Publication Name: Eastern Australian Basins Symposium 2001
Authors: D. Palmowski, K.C. Hill, N. Hoffman and T. Bernecker
Date Published: November 2001
Number of Pages: 30
Reference Type: Magazine Article
Abstract:
The Otway Basin is part of the Southern Ocean Rift System between Australia and Antarctica. Balancing and restoring deep seismic profiles, this paper presents a new look at the tectonic development of the basin and its petroleum implications.The development of a Lower Cretaceous half graben under the modern shelf along the entire Otway coast ended with Aptian-Albian regional post-rift subsidence. The onset of a second rift-phase in the Late Cretaceous developed a hinge zone south of the first rift-system and involved widespread, pervasive extensional faulting and subsidence, allowing regional deposition of reservoir rocks in shallow marine or coastal facies. The widespread faulting and subsidence were probably due to development of a low-angle, north-dipping detachment zone
between Australian and Antarctic crust and the 'pulling out' of Antarctic crust from underneath. In the Campanian, associated with break-up in the Great Australian Bight, extension was restricted to a few very large growth faults allowing deposition of a 5 km thick Campanian-Santonian sequence above a 50 km wide northeast-dipping rollover anticline. The hydrocarbons generated at this time would all have migrated southwest and now reside in traps that are currently in deep water more than 100 km from shore. With continental break-up during the Mid-Eocene, the entire margin of the basin foundered and deepwater conditions dominated, until the modern shelf built out over the hinge zone.

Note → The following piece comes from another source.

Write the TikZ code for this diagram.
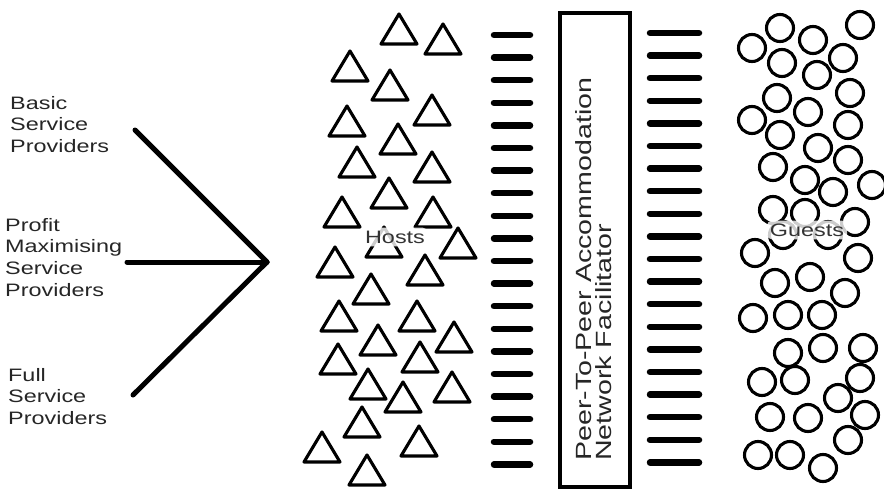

Restricted marine source rocks in Late Cretaceous Sherbrook Group equivalents south of the hinge zone probably entered the hydrocarbon generation window in the Paleogene, and may have charged reservoirs in late Sherbrook Group equivalents onlapping onto the hinge zone and also overlying Paleocene to Late Eocene shelf progrades. Deepwater conditions after break-up allowed the deposition of Eocene Narrawaturk Marl equivalents, acting as a regional seal.